Judge Allan Davis handed down the ruling in Hancock County, Ohio, probate court on Monday, calling it a ‘strange, strange situation’, according to media reports.
‘We've got the obvious here. A man sitting in the courtroom, he appears to be in good health,’ he said, finding that he was prevented by state law from declaring Mr Miller legally alive.
‘I don't know where that leaves you, but you're still deceased as far as the law is concerned.’”
The news report seemed to imply that Miller had run off because of debt and pressure. I don’t think that is true. I think Miller had a ‘bucket list’ and when he had done everything on his list he decided to come home.
The other thing is the fact that Mr Miller can tell us all what it is like to be dead since we have all heard the saying, ‘no one has ever come back from the dead to tell us what it is like.’
The world throws up some strange happenings. And that is what makes life so wonderful, all the event events that happen to us during our ‘three score years and ten.’
I pity the poor old atheist, I really do. In the final analysis his life can have no meaning and yet so many of our young people are choosing an atheist lifestyle. Why?

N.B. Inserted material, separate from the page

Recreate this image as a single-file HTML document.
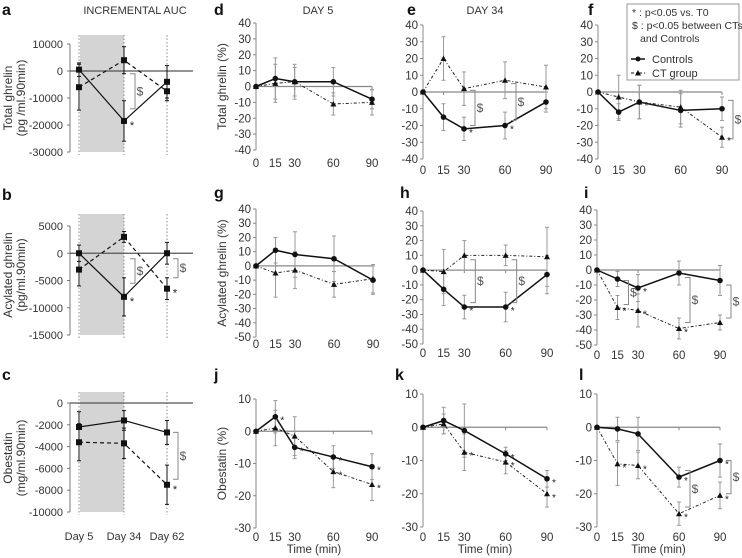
<!DOCTYPE html>
<html><head><meta charset="utf-8">
<style>
body{margin:0;background:#fff;}
svg{display:block;font-family:"Liberation Sans",sans-serif;}
</style></head>
<body>
<svg id="fig" width="742" height="558" viewBox="0 0 742 558"></svg>
<script>
const days=["Day 5","Day 34","Day 62"];
const times=[0,15,30,60,90];
// AUC panels
const aCtrl=[500,-18500,-4000], aCtrlErr=[2500,7500,6000];
const aCT=[-6000,4000,-7500], aCTErr=[8500,5000,3500];
const bCtrl=[0,-8000,0], bCtrlErr=[1500,3500,2000];
const bCT=[-3000,3000,-6500], bCTErr=[3000,1000,2000];
const cCtrl=[-2200,-1600,-2700], cCtrlErr=[1400,900,1100];
const cCT=[-3600,-3700,-7500], cCTErr=[1700,1400,1800];
// time-course panels
const dCtrl=[0,5,3,3,-8], dCtrlErr=[0,13,11,9,6], dCT=[0,2,3,-11,-10], dCTErr=[0,12,9,7,8];
const eCtrl=[0,-15,-22,-20,-6], eCtrlErr=[0,8,7,8,6], eCT=[0,20,2,7,3], eCTErr=[0,13,10,11,13];
const fCtrl=[0,-12,-6,-11,-10], fCtrlErr=[0,5,10,10,7], fCT=[0,-3,-6,-9,-27], fCTErr=[0,13,10,10,6];
const gCtrl=[0,11,8,5,-10], gCtrlErr=[0,9,16,16,10], gCT=[0,-5,-3,-13,-9], gCTErr=[0,17,13,9,10];
const hCtrl=[0,-13,-25,-25,-3], hCtrlErr=[0,11,8,10,13], hCT=[0,-1,10,10,9], hCTErr=[0,15,10,7,20];
const iCtrl=[0,-6,-12,-2,-7], iCtrlErr=[0,5,9,8,10], iCT=[0,-25,-27,-39,-35], iCTErr=[0,8,11,7,5];
const jCtrl=[0,4.5,-5,-8,-11], jCtrlErr=[0,5,3.5,3.5,4], jCT=[0,1,-1.5,-12.5,-16.5], jCTErr=[0,5.5,6,5,5];
const kCtrl=[0,2,-1,-8,-15.5], kCtrlErr=[0,4,8,2,2.5], kCT=[0,1,-7.5,-10.5,-20], kCTErr=[0,3,5.5,3.5,4];
const lCtrl=[0,-0.5,-2,-15,-10], lCtrlErr=[0,3.5,5,3,5], lCT=[0,-11,-11.5,-26,-20.5], lCTErr=[0,6.5,4,3.5,4];

const S=document.getElementById('fig');
const NS='http://www.w3.org/2000/svg';
function el(tag,attrs,name,txt){
  const e=document.createElementNS(NS,tag);
  for(const k in attrs)e.setAttribute(k,attrs[k]);
  
  
  if(txt!==undefined)e.textContent=txt;
  S.appendChild(e);return e;
}
function line(x1,y1,x2,y2,st,w,dash,name){
  const a={x1:x1,y1:y1,x2:x2,y2:y2,stroke:st,'stroke-width':w};
  if(dash)a['stroke-dasharray']=dash;
  return el('line',a,name);
}
function text(x,y,t,o,name){
  o=o||{};
  const a={x:x,y:y,'font-size':o.fs||11,fill:o.fill||'#333','text-anchor':o.anchor||'middle'};
  if(o.bold)a['font-weight']='bold';
  if(o.rot)a.transform='rotate(-90 '+x+' '+y+')';
  return el('text',a,name,t);
}
function errbar(x,y1,y2,col,name){
  line(x,y1,x,y2,col,1,null,name);
  line(x-2,y1,x+2,y1,col,1,null,name+'-cap');
  line(x-2,y2,x+2,y2,col,1,null,name+'-cap');
}
function marker(x,y,type,name){
  if(type==='sq') el('rect',{x:x-3,y:y-3,width:6,height:6,fill:'#111'},name);
  else el('polygon',{points:(x)+','+(y-3)+' '+(x-3)+','+(y+2.5)+' '+(x+3)+','+(y+2.5),fill:'#111'},name);
}
function bracket(x,ya,yb,name){
  el('path',{d:'M'+(x)+','+ya+' H'+(x+5)+' V'+yb+' H'+x,fill:'none',stroke:'#888','stroke-width':1},name);
  text(x+10,(ya+yb)/2+4,'$',{fs:12,fill:'#555'},name+'-label');
}

// ---- AUC panels ----
function aucPanel(p){
  const ys=v=>p.p1+(v-p.v1)*(p.p2-p.p1)/(p.v2-p.v1);
  const xs=[79,124,167];
  el('rect',{x:80,y:p.shadeTop,width:44,height:ys(p.v2)-p.shadeTop,fill:'#d4d4d4'},'shaded-region-'+p.id);
  xs.forEach((x,i)=>line(x,p.shadeTop,x,ys(p.v2)+3,'#888',1,'1.5,2','day-gridline-'+p.id));
  line(70,p.p1,70,ys(p.v2),'#777',1,null,'y-axis-'+p.id);
  for(let v=p.v1;v>=p.v2;v-=p.step){
    line(67,ys(v),70,ys(v),'#777',1,null,'y-tick-'+p.id);
    text(63,ys(v)+4,String(v),{anchor:'end'},'y-tick-label-'+p.id);
  }
  line(70,ys(0),193,ys(0),'#555',1.3,null,'zero-line-'+p.id);
  xs.forEach((x,i)=>{
    errbar(x,ys(p.ctrl[i]-p.ctrlErr[i]),ys(p.ctrl[i]+p.ctrlErr[i]),'#111','ctrl-error-'+p.id);
    errbar(x,ys(p.ct[i]-p.ctErr[i]),ys(p.ct[i]+p.ctErr[i]),'#111','ct-error-'+p.id);
  });
  el('polyline',{points:xs.map((x,i)=>x+','+ys(p.ctrl[i])).join(' '),fill:'none',stroke:'#111','stroke-width':1.2},'controls-line-'+p.id);
  el('polyline',{points:xs.map((x,i)=>x+','+ys(p.ct[i])).join(' '),fill:'none',stroke:'#111','stroke-width':1.2,'stroke-dasharray':'4,3'},'ct-line-'+p.id);
  xs.forEach((x,i)=>{marker(x,ys(p.ctrl[i]),'sq','controls-point-'+p.id);marker(x,ys(p.ct[i]),'sq','ct-point-'+p.id);});
  (p.brackets||[]).forEach(b=>bracket(xs[b[0]]+6,ys(b[1]),ys(b[2]),'sig-bracket-'+p.id));
  (p.stars||[]).forEach(s=>text(xs[s[0]]+8,ys(s[1])+8,'*',{fs:11,fill:'#222'},'star-'+p.id));
  text(12,p.titleY,p.t1,{rot:1,fs:12},'y-axis-title-'+p.id);
  text(25,p.titleY,p.t2,{rot:1,fs:12},'y-axis-title-units-'+p.id);
}
aucPanel({id:'a',v1:10000,p1:44,v2:-30000,p2:152,step:10000,shadeTop:35,ctrl:aCtrl,ctrlErr:aCtrlErr,ct:aCT,ctErr:aCTErr,
  brackets:[[1,-1000,-14000]],stars:[[1,-18500]],t1:'Total ghrelin',t2:'(pg /ml.90min)',titleY:98});
aucPanel({id:'b',v1:5000,p1:226,v2:-15000,p2:335,step:5000,shadeTop:214,ctrl:bCtrl,ctrlErr:bCtrlErr,ct:bCT,ctErr:bCTErr,
  brackets:[[1,-1000,-5500],[2,-1000,-4500]],stars:[[1,-8000],[2,-6500]],t1:'Acylated ghrelin',t2:'(pg/ml.90min)',titleY:275});
aucPanel({id:'c',v1:0,p1:403,v2:-10000,p2:512,step:2000,shadeTop:392,ctrl:cCtrl,ctrlErr:cCtrlErr,ct:cCT,ctErr:cCTErr,
  brackets:[[2,-2700,-7000]],stars:[[2,-7500]],t1:'Obestatin',t2:'(mg/ml.90min)',titleY:458});
days.forEach((d,i)=>text([79,124,167][i],540,d,{fs:11},'x-tick-label-c'));

// ---- time panels ----
function timePanel(p){
  const xs=t=>p.ax+t*(p.x90-p.ax)/90;
  const ys=v=>p.p1+(v-p.v1)*(p.p2-p.p1)/(p.v2-p.v1);
  line(p.ax,ys(p.v1),p.ax,ys(p.v2),'#888',1,null,'y-axis-'+p.id);
  for(let v=p.v1;v>=p.v2;v-=10){
    line(p.ax-3,ys(v),p.ax,ys(v),'#888',1,null,'y-tick-'+p.id);
    text(p.ax-5,ys(v)+4,String(v),{anchor:'end',fs:11.5},'y-tick-label-'+p.id);
  }
  line(p.ax,ys(0),p.x90,ys(0),'#888',1.2,null,'zero-line-'+p.id);
  times.forEach(t=>{line(xs(t),ys(0),xs(t),ys(0)+3,'#888',1,null,'x-tick-'+p.id);
    text(xs(t),p.ly,String(t),{fs:11.5},'x-tick-label-'+p.id);});
  times.forEach((t,i)=>{
    if(p.ctrlErr[i])errbar(xs(t),ys(p.ctrl[i]-p.ctrlErr[i]),ys(p.ctrl[i]+p.ctrlErr[i]),'#999','ctrl-error-'+p.id);
    if(p.ctErr[i])errbar(xs(t),ys(p.ct[i]-p.ctErr[i]),ys(p.ct[i]+p.ctErr[i]),'#999','ct-error-'+p.id);
  });
  el('polyline',{points:times.map((t,i)=>xs(t)+','+ys(p.ct[i])).join(' '),fill:'none',stroke:'#222','stroke-width':1,'stroke-dasharray':'3,2,1,2'},'ct-line-'+p.id);
  el('polyline',{points:times.map((t,i)=>xs(t)+','+ys(p.ctrl[i])).join(' '),fill:'none',stroke:'#111','stroke-width':1.5},'controls-line-'+p.id);
  times.forEach((t,i)=>{marker(xs(t),ys(p.ct[i]),'tri','ct-point-'+p.id);
    el('circle',{cx:xs(t),cy:ys(p.ctrl[i]),r:2.8,fill:'#111'},'controls-point-'+p.id);});
  (p.brackets||[]).forEach(b=>bracket(xs(b[0])+6,ys(b[1]),ys(b[2]),'sig-bracket-'+p.id));
  (p.stars||[]).forEach(s=>text(xs(s[0])+7,ys(s[1])+7,'*',{fs:10,fill:'#222'},'star-'+p.id));
  if(p.title)text(p.ax-30,(ys(p.v1)+ys(p.v2))/2,p.title,{rot:1,fs:12},'y-axis-title-'+p.id);
  if(p.xt)text((p.ax+p.x90)/2,553,'Time (min)',{fs:11.5},'x-axis-title-'+p.id);
}
timePanel({id:'d',ax:256,x90:372,v1:40,p1:23,v2:-40,p2:150,ly:167,ctrl:dCtrl,ctrlErr:dCtrlErr,ct:dCT,ctErr:dCTErr,title:'Total ghrelin (%)'});
timePanel({id:'e',ax:423,x90:546,v1:40,p1:25,v2:-40,p2:159,ly:174,ctrl:eCtrl,ctrlErr:eCtrlErr,ct:eCT,ctErr:eCTErr,
  brackets:[[30,1,-20],[60,5,-17]],stars:[[30,-22],[60,-20]]});
timePanel({id:'f',ax:598,x90:722,v1:40,p1:25,v2:-40,p2:159,ly:174,ctrl:fCtrl,ctrlErr:fCtrlErr,ct:fCT,ctErr:fCTErr,
  brackets:[[90,-5,-28]],stars:[[30,-6],[90,-27]]});
timePanel({id:'g',ax:256,x90:373,v1:40,p1:209,v2:-50,p2:337,ly:348,ctrl:gCtrl,ctrlErr:gCtrlErr,ct:gCT,ctErr:gCTErr,title:'Acylated ghrelin (%)'});
timePanel({id:'h',ax:423,x90:547,v1:40,p1:211,v2:-50,p2:344,ly:357,ctrl:hCtrl,ctrlErr:hCtrlErr,ct:hCT,ctErr:hCTErr,
  brackets:[[30,7,-22],[60,7,-22]],stars:[[30,-25],[60,-25]]});
timePanel({id:'i',ax:597,x90:720,v1:40,p1:210,v2:-50,p2:345,ly:359,ctrl:iCtrl,ctrlErr:iCtrlErr,ct:iCT,ctErr:iCTErr,
  brackets:[[15,-7,-23],[60,-5,-35],[90,-10,-32]],stars:[[15,-25],[30,-27],[30,-12],[60,-39]]});
timePanel({id:'j',ax:256,x90:372,v1:10,p1:399,v2:-30,p2:528,ly:541,xt:1,ctrl:jCtrl,ctrlErr:jCtrlErr,ct:jCT,ctErr:jCTErr,title:'Obestatin (%)',
  stars:[[15,4.5],[30,-5],[60,-8],[90,-11],[60,-12.5],[90,-16.5]]});
timePanel({id:'k',ax:423,x90:547,v1:10,p1:394,v2:-30,p2:527,ly:541,xt:1,ctrl:kCtrl,ctrlErr:kCtrlErr,ct:kCT,ctErr:kCTErr,
  stars:[[60,-8],[90,-15.5],[30,-7.5],[60,-10.5],[90,-20]]});
timePanel({id:'l',ax:597,x90:720,v1:10,p1:394,v2:-30,p2:527,ly:541,xt:1,ctrl:lCtrl,ctrlErr:lCtrlErr,ct:lCT,ctErr:lCTErr,
  brackets:[[60,-13,-24],[90,-10,-20]],stars:[[60,-15],[90,-10],[15,-11],[30,-11.5],[60,-26],[90,-20.5]]});

// panel letters and titles
[['a',2,15],['d',214,15],['e',407,15],['f',588,15],['b',2,200],['g',214,198],['h',400,198],['i',584,198],['c',2,380],['j',214,380],['k',395,380],['l',579,380]]
 .forEach(l=>text(l[1],l[2],l[0],{fs:16,bold:1,anchor:'start',fill:'#111'},'panel-letter-'+l[0]));
text(135,14,'INCREMENTAL AUC',{fs:11},'title-auc');
text(318,14,'DAY 5',{fs:11},'title-day5');
text(485,14,'DAY 34',{fs:11},'title-day34');
text(648,14,'DAY 62',{fs:11},'title-day62');

// legend
el('rect',{x:627,y:4,width:112,height:76,fill:'#fff',stroke:'#999','stroke-width':1},'legend-box');
text(632,16,'* : p<0.05 vs. T0',{fs:10.5,anchor:'start'},'legend-star-note');
text(632,29,'$ : p<0.05 between CTs',{fs:10.5,anchor:'start'},'legend-dollar-note');
text(640,42,'and Controls',{fs:10.5,anchor:'start'},'legend-dollar-note-2');
line(631,59,645,59,'#111',1.5,null,'legend-controls-line');
el('circle',{cx:638,cy:59,r:2.5,fill:'#111'},'legend-controls-marker');
text(652,63,'Controls',{fs:11,anchor:'start'},'legend-controls-label');
line(631,73,645,73,'#111',1,'3,2,1,2','legend-ct-line');
marker(638,73,'tri','legend-ct-marker');
text(652,77,'CT group',{fs:11,anchor:'start'},'legend-ct-label');
</script>
</body></html>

The atheist lifestyle gives you the illusion of being in control, of being your own master and of setting your own rules. In this lifestyle you don’t have to care about anyone else and you live only for what makes you happy.
Sounds great until you realize that it has one big failing; it has no real meaning, it all finishes when you close your eyes for the last time.
There is a great saying in the ‘Funeral Rite’ when they are about to take a corpse out of the chapel at a funeral: “For the Christian, life is not ended, it is changed.”
When the bucket list days are over we shall move into another world where the light shall be a lot brighter. It will take some of us a lot longer to adjust to the new light than it did to adjust to the light of this world.
But when we do, we shall see a whole new world where the bucket list never runs done and we understand that this life had real meaning and direction.
I don’t think I’ll become an atheist.